Recipe By: Chef Vince, Food Editor/Writer
  • PrepN/A |
  • TotalN/A |
  • Serves 6


    • 1 cup evaporated skim milk
    • 3/4 cup canned pumpkin puree
    • 1/2 cup 1% reduced-fat milk
    • 2 tablespoons sugar
    • 2 teaspoons vanilla extract
    • 1 teaspoon ground cinnamon
    • 1/4 teaspoon salt
    • 2 large eggs
    • 2 large egg whites
    • Cooking spray
    • 1 tablespoon sugar


Preheat oven to 300 . Combine the first 7 ingredients in a blender, and process the mixture until smooth (about 2 minutes). Add the eggs and egg whites to blender, and process just until smooth. Divide the mixture evenly among 6 (6-ounce) ramekins or custard cups coated with cooking spray. Place ramekins in a 13 x 9-inch baking pan; add hot water to pan to a depth of 1 inch.

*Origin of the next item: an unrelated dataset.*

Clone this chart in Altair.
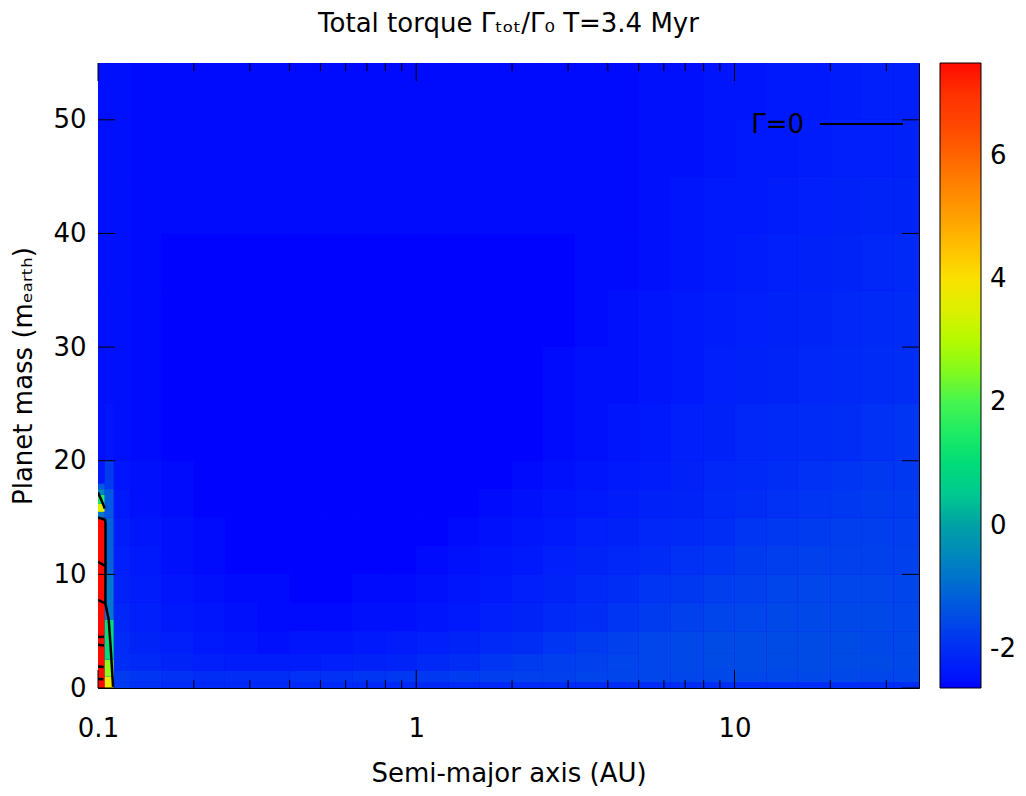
import altair as alt
import pandas as pd

# ---- grid edges (AU / Earth masses) ----
x_edges = [0.112, 0.126, 0.158, 0.2, 0.25, 0.316, 0.4, 0.5, 0.63, 0.8, 1.0, 1.26, 1.58,
           2.0, 2.5, 3.16, 4.0, 5.0, 6.3, 8.0, 10.0, 12.6, 15.8, 20.0, 25.0, 31.6, 38.0]
y_edges = [0, 0.5, 1.5, 3, 5, 7.5, 10, 12.5, 15, 17.5, 20, 25, 30, 35, 40, 45, 50, 55]

# ---- torque values per mass row (bottom -> top), one value per x column ----
row_00 = [-1.80,-1.95,-2.05,-2.10,-2.10, -2.10,-2.10,-2.10,-2.10,-2.10, -2.10,-2.10,-2.10,-2.05,-2.05, -2.05,-2.05,-2.05,-2.00,-2.00, -2.00,-2.00,-2.00,-2.00,-2.00,-2.00]
row_01 = [-1.80,-1.90,-1.95,-2.00,-2.00, -2.00,-1.95,-1.95,-1.90,-1.85, -1.85,-1.80,-1.75,-1.70,-1.70, -1.65,-1.65,-1.60,-1.60,-1.55, -1.55,-1.55,-1.55,-1.55,-1.60,-1.60]
row_02 = [-2.00,-2.10,-2.20,-2.30,-2.35, -2.35,-2.35,-2.30,-2.25,-2.20, -2.10,-2.00,-1.90,-1.80,-1.75, -1.70,-1.65,-1.60,-1.55,-1.50, -1.50,-1.50,-1.50,-1.50,-1.50,-1.55]
row_03 = [-2.05,-2.20,-2.30,-2.40,-2.45, -2.50,-2.45,-2.45,-2.40,-2.35, -2.30,-2.20,-2.10,-2.00,-1.90, -1.80,-1.70,-1.60,-1.55,-1.50, -1.50,-1.50,-1.50,-1.50,-1.55,-1.55]
row_04 = [-2.15,-2.30,-2.40,-2.45,-2.50, -2.55,-2.55,-2.55,-2.50,-2.50, -2.45,-2.40,-2.30,-2.20,-2.10, -2.00,-1.90,-1.80,-1.70,-1.65, -1.60,-1.55,-1.55,-1.55,-1.55,-1.60]
row_05 = [-2.25,-2.35,-2.45,-2.50,-2.55, -2.55,-2.60,-2.60,-2.55,-2.55, -2.50,-2.45,-2.40,-2.30,-2.20, -2.10,-2.00,-1.90,-1.85,-1.75, -1.70,-1.65,-1.60,-1.60,-1.60,-1.65]
row_06 = [-2.30,-2.40,-2.50,-2.55,-2.60, -2.60,-2.60,-2.60,-2.60,-2.60, -2.55,-2.50,-2.45,-2.40,-2.30, -2.20,-2.15,-2.05,-1.95,-1.90, -1.80,-1.75,-1.70,-1.70,-1.70,-1.70]
row_07 = [-2.35,-2.45,-2.50,-2.55,-2.60, -2.60,-2.60,-2.60,-2.60,-2.60, -2.60,-2.55,-2.50,-2.45,-2.40, -2.30,-2.25,-2.15,-2.10,-2.00, -1.90,-1.85,-1.80,-1.75,-1.75,-1.75]
row_08 = [-2.40,-2.50,-2.55,-2.60,-2.60, -2.60,-2.60,-2.60,-2.60,-2.60, -2.60,-2.60,-2.55,-2.50,-2.45, -2.40,-2.35,-2.25,-2.20,-2.10, -2.00,-1.95,-1.90,-1.85,-1.80,-1.80]
row_09 = [-2.45,-2.50,-2.55,-2.60,-2.60, -2.60,-2.60,-2.60,-2.60,-2.60, -2.60,-2.60,-2.60,-2.55,-2.50, -2.45,-2.40,-2.35,-2.25,-2.15, -2.10,-2.00,-1.95,-1.90,-1.85,-1.85]
row_10 = [-2.50,-2.55,-2.60,-2.60,-2.60, -2.60,-2.60,-2.60,-2.60,-2.60, -2.60,-2.60,-2.60,-2.60,-2.55, -2.50,-2.45,-2.40,-2.30,-2.25, -2.15,-2.10,-2.05,-2.00,-1.95,-1.90]
row_11 = [-2.50,-2.55,-2.60,-2.60,-2.60, -2.60,-2.60,-2.60,-2.60,-2.60, -2.60,-2.60,-2.60,-2.60,-2.55, -2.50,-2.50,-2.45,-2.40,-2.30, -2.25,-2.20,-2.15,-2.10,-2.05,-2.00]
row_12 = [-2.50,-2.55,-2.60,-2.60,-2.60, -2.60,-2.60,-2.60,-2.60,-2.60, -2.60,-2.60,-2.60,-2.60,-2.60, -2.55,-2.50,-2.45,-2.40,-2.35, -2.30,-2.25,-2.20,-2.15,-2.10,-2.05]
row_13 = [-2.50,-2.55,-2.60,-2.60,-2.60, -2.60,-2.60,-2.60,-2.60,-2.60, -2.60,-2.60,-2.60,-2.60,-2.60, -2.55,-2.55,-2.50,-2.45,-2.40, -2.35,-2.30,-2.25,-2.20,-2.15,-2.10]
row_14 = [-2.50,-2.55,-2.55,-2.55,-2.55, -2.55,-2.55,-2.55,-2.55,-2.55, -2.55,-2.55,-2.55,-2.55,-2.55, -2.55,-2.55,-2.50,-2.45,-2.40, -2.40,-2.35,-2.30,-2.25,-2.20,-2.20]
row_15 = [-2.50,-2.55,-2.55,-2.55,-2.55, -2.55,-2.55,-2.55,-2.55,-2.55, -2.55,-2.55,-2.55,-2.55,-2.55, -2.55,-2.55,-2.50,-2.50,-2.45, -2.40,-2.40,-2.35,-2.30,-2.30,-2.25]
row_16 = [-2.50,-2.55,-2.55,-2.55,-2.55, -2.55,-2.55,-2.55,-2.55,-2.55, -2.55,-2.55,-2.55,-2.55,-2.55, -2.55,-2.55,-2.50,-2.50,-2.45, -2.45,-2.40,-2.40,-2.35,-2.30,-2.30]
rows = [row_00, row_01, row_02, row_03, row_04, row_05, row_06, row_07, row_08,
        row_09, row_10, row_11, row_12, row_13, row_14, row_15, row_16]

# ---- innermost strip columns (finer in mass) ----
stripA_x = [0.1, 0.105]
stripA_y = [0, 15, 15.5, 16.2, 17.0, 17.5, 18, 20, 25, 30, 35, 40, 45, 50, 55]
stripA_v = [9.0, -0.8, 3.5, 1.5, -0.5, -1.3, -2.4, -2.5, -2.5, -2.5, -2.5, -2.5, -2.5, -2.5]
stripB_x = [0.105, 0.112]
stripB_y = [0, 1, 2.5, 6, 10, 15, 17.5, 20, 25, 30, 35, 40, 45, 50, 55]
stripB_v = [3.8, 2.6, 1.0, -0.8, -1.1, -1.3, -1.8, -2.45, -2.5, -2.5, -2.5, -2.5, -2.5, -2.5]

# ---- Gamma = 0 contour pieces ----
cont_x = [0.1, 0.1022, 0.104, 0.105,
          0.1, 0.1052, 0.1056, 0.1056, 0.1055, 0.1081, 0.1099, 0.1115,
          0.1, 0.1054,
          0.1, 0.1054,
          0.1, 0.1044,
          0.1, 0.1044,
          0.1, 0.1042,
          0.1, 0.104]
cont_y = [17.2, 16.6, 16.1, 15.8,
          15.0, 14.8, 14.5, 11.0, 7.45, 5.98, 3.05, 0.1,
          11.1, 10.75,
          7.75, 7.45,
          4.5, 4.5,
          3.8, 3.75,
          1.9, 1.85,
          0.8, 0.78]
cont_seg = [1, 1, 1, 1,
            2, 2, 2, 2, 2, 2, 2, 2,
            3, 3,
            4, 4,
            5, 5,
            6, 6,
            7, 7,
            8, 8]
key_label = ["Γ=0"]

# ---- axis ticks ----
x_major = [0.1, 1, 10]
x_minor = [0.2, 0.3, 0.4, 0.5, 0.6, 0.7, 0.8, 0.9, 2, 3, 4, 5, 6, 7, 8, 9, 20, 30]
y_major = [0, 10, 20, 30, 40, 50]
cb_ticks = [-2, 0, 2, 4, 6]

# ---- palette ----
cb_domain = [-2.63, -2.0, -1.5, -1.0, -0.5, 0.0, 0.5, 1.0, 1.5, 2.0, 2.5, 3.0, 3.5, 4.0, 5.0, 6.0, 6.5, 7.5]
cb_range = ["#0000ff", "#002df5", "#004be6", "#0069d2", "#0087be", "#00a0a5", "#00c891", "#00dc78",
            "#1eeb64", "#46f550", "#82fa1e", "#b4fa00", "#dcf000", "#fae100", "#ffa000", "#ff6400",
            "#ff4600", "#ff0a00"]

# ---- build tables ----
recs = []
for j, row in enumerate(rows):
    for i, v in enumerate(row):
        recs.append({"x0": x_edges[i], "x1": x_edges[i + 1],
                     "y0": y_edges[j], "y1": y_edges[j + 1], "v": v})
for xs, ys, vs in [(stripA_x, stripA_y, stripA_v), (stripB_x, stripB_y, stripB_v)]:
    for j, v in enumerate(vs):
        recs.append({"x0": xs[0], "x1": xs[1], "y0": ys[j], "y1": ys[j + 1], "v": v})
cells_df = pd.DataFrame(recs)

cont_df = pd.DataFrame({"x0": cont_x, "y0": cont_y, "seg": cont_seg,
                        "k": list(range(len(cont_x)))})
key_df = pd.DataFrame({"lab": key_label})

W, H = 821, 625
FONT = "DejaVu Sans"
FS = 26

xscale = alt.Scale(type="log", domain=[0.1, 38], nice=False)
yscale = alt.Scale(domain=[0, 55], nice=False, zero=False)
xaxis = alt.Axis(values=x_major, format="~g", ticks=False, domain=False, grid=False,
                 labelFlush=False, labelPadding=27, title="Semi-major axis (AU)",
                 titleBaseline="alphabetic", titleY=93, titleX=W / 2, titleAnchor="middle",
                 labelFont=FONT, labelFontSize=FS, labelColor="black",
                 titleFont=FONT, titleFontSize=FS, titleColor="black", titleFontWeight="normal")
yaxis = alt.Axis(values=y_major, ticks=False, domain=False, grid=False, labelFlush=False,
                 labelPadding=12, title="Planet mass (mₑₐᵣₜₕ)", titleAngle=270,
                 titleBaseline="alphabetic", titleX=-67, titleY=H / 2, titleAlign="center",
                 labelFont=FONT, labelFontSize=FS, labelColor="black",
                 titleFont=FONT, titleFontSize=FS, titleColor="black", titleFontWeight="normal")

cb_label = "datum.value < 0 ? '-' + abs(datum.value) : '\u2008' + datum.value"

cells = alt.Chart(cells_df).mark_rect(strokeWidth=0).encode(
    x=alt.X("x0:Q", scale=xscale, axis=xaxis),
    x2="x1:Q",
    y=alt.Y("y0:Q", scale=yscale, axis=yaxis),
    y2="y1:Q",
    color=alt.Color("v:Q",
                    scale=alt.Scale(domain=cb_domain, range=cb_range, clamp=True),
                    legend=alt.Legend(orient="none", legendX=842, legendY=0, direction="vertical",
                                      gradientLength=H, gradientThickness=41, values=cb_ticks,
                                      labelExpr=cb_label,
                                      labelFontSize=FS, labelAlign="left", labelOffset=9,
                                      labelOverlap=False, title=None,
                                      gradientStrokeColor="black", gradientStrokeWidth=1,
                                      padding=0, labelColor="black", labelFont=FONT)),
)

contours = alt.Chart(cont_df).mark_line(strokeWidth=2.5, clip=True, color="black").encode(
    x=alt.X("x0:Q", scale=xscale, axis=xaxis),
    y=alt.Y("y0:Q", scale=yscale, axis=yaxis),
    detail="seg:N",
    order="k:Q",
)

# key for the contour line (label left of sample line, as in gnuplot)
key_text = alt.Chart(key_df).mark_text(align="right", baseline="middle", fontSize=FS,
                                       font=FONT, color="black").encode(
    text="lab:N", x=alt.value(706), y=alt.value(62))
key_line = alt.Chart(key_df).mark_rule(color="black", strokeWidth=2).encode(
    x=alt.value(722), x2=alt.value(805), y=alt.value(61))

xmaj_df = pd.DataFrame({"x0": x_major})
xmin_df = pd.DataFrame({"x0": x_minor})
ymaj_df = pd.DataFrame({"y0": y_major})

def xticks(df, y_from, y_to):
    return alt.Chart(df).mark_rule(color="black", strokeWidth=1).encode(
        x=alt.X("x0:Q", scale=xscale, axis=xaxis), y=alt.value(y_from), y2=alt.value(y_to))

def yticks(x_from, x_to):
    return alt.Chart(ymaj_df).mark_rule(color="black", strokeWidth=1).encode(
        y=alt.Y("y0:Q", scale=yscale, axis=yaxis), x=alt.value(x_from), x2=alt.value(x_to))

tick_layers = [
    xticks(xmaj_df, H, H - 18), xticks(xmin_df, H, H - 8),
    xticks(xmaj_df, 0, 18), xticks(xmin_df, 0, 8),
    yticks(0, 17), yticks(W - 17, W),
]

chart = alt.layer(cells, contours, *tick_layers, key_text, key_line).properties(
    width=W, height=H,
    title=alt.Title("Total torque Γₜₒₜ/Γ₀ T=3.4 Myr", fontSize=FS, fontWeight="normal",
                    font=FONT, color="black", anchor="middle", frame="group", offset=26),
    autosize=alt.AutoSizeParams(type="none"),
    padding={"left": 90, "top": 55, "right": 99, "bottom": 99},
    background="white",
).configure_view(stroke="black", strokeWidth=1, fill="#0410fa").configure_axis(
    labelFont=FONT, labelFontSize=FS, labelColor="black",
    titleFont=FONT, titleFontSize=FS, titleColor="black", titleFontWeight="normal",
)

chart.save("out.html", embed_options={"renderer": "svg", "actions": False})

Bake at 300 for 55 minutes or until a knife inserted in center comes out clean. Remove ramekins from pan, and sprinkle each serving with 1/2 teaspoon sugar.

Two hours before serving:
Preheat broiler. Sprinkle 2 teaspoon sugar atop each custard. Place dishes on small baking sheet. Broil until sugar just starts to caramelize, rotating sheet for even browning, about 2 minutes. Chill until caramelized sugar hardens, about 2 hours.